Whether Russia can actually do anything to help free the hostages, however, is questionable, according to Suleymanov. Doing so would necessitate negotiating with other actors, he said.
Russia's contacts with Hamas actually serve quite different goals, Suleymanov said. "The most important thing, I think, is that [Russian President Vladimir] Putin feels personally offended by [Israeli Prime Minister] Benjamin Netanyahu. Netanyahu was considered Putin's friend, he often visited Moscow," the analyst told DW.
Putin had hoped Netanyahu would support him in the war against Ukraine, Suleymanov said. But Israel did not side with Russia, and Putin has not forgiven Netanyahu for this, Suleymanov said. Russian state propaganda, he added, reflects this, with television talk practically gloating about the Middle East war. "Putin apparently wants to send a message that if you [Israel] behave like this, we will make a point of deepening our relations with your arch-enemy Iran, and with Iran's Middle East proxy, Hamas."

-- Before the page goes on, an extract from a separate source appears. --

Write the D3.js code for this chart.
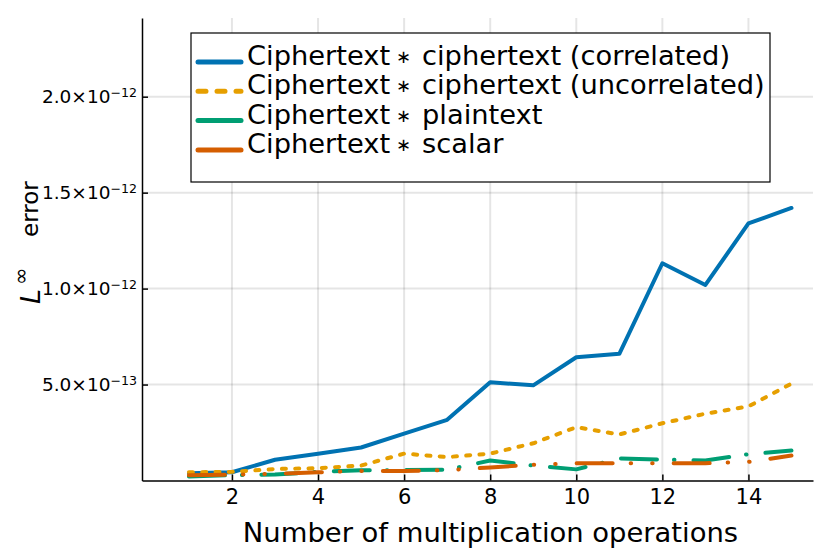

This attitude, however, could hurt Russia's standing in Israel, said Pachalyuk. "Undoubtedly, this [behavior] irritates Israelis," the Israel-based analyst told DW. "I want to reiterate that almost a third of the population here in Israel speaks Russian, and more or less immigrated from Russia, or had ties to Russia." Quite a few Russian-speaking Israelis were supportive of Russia even after the Ukraine war began, he said, but are now "growing seriously concerned."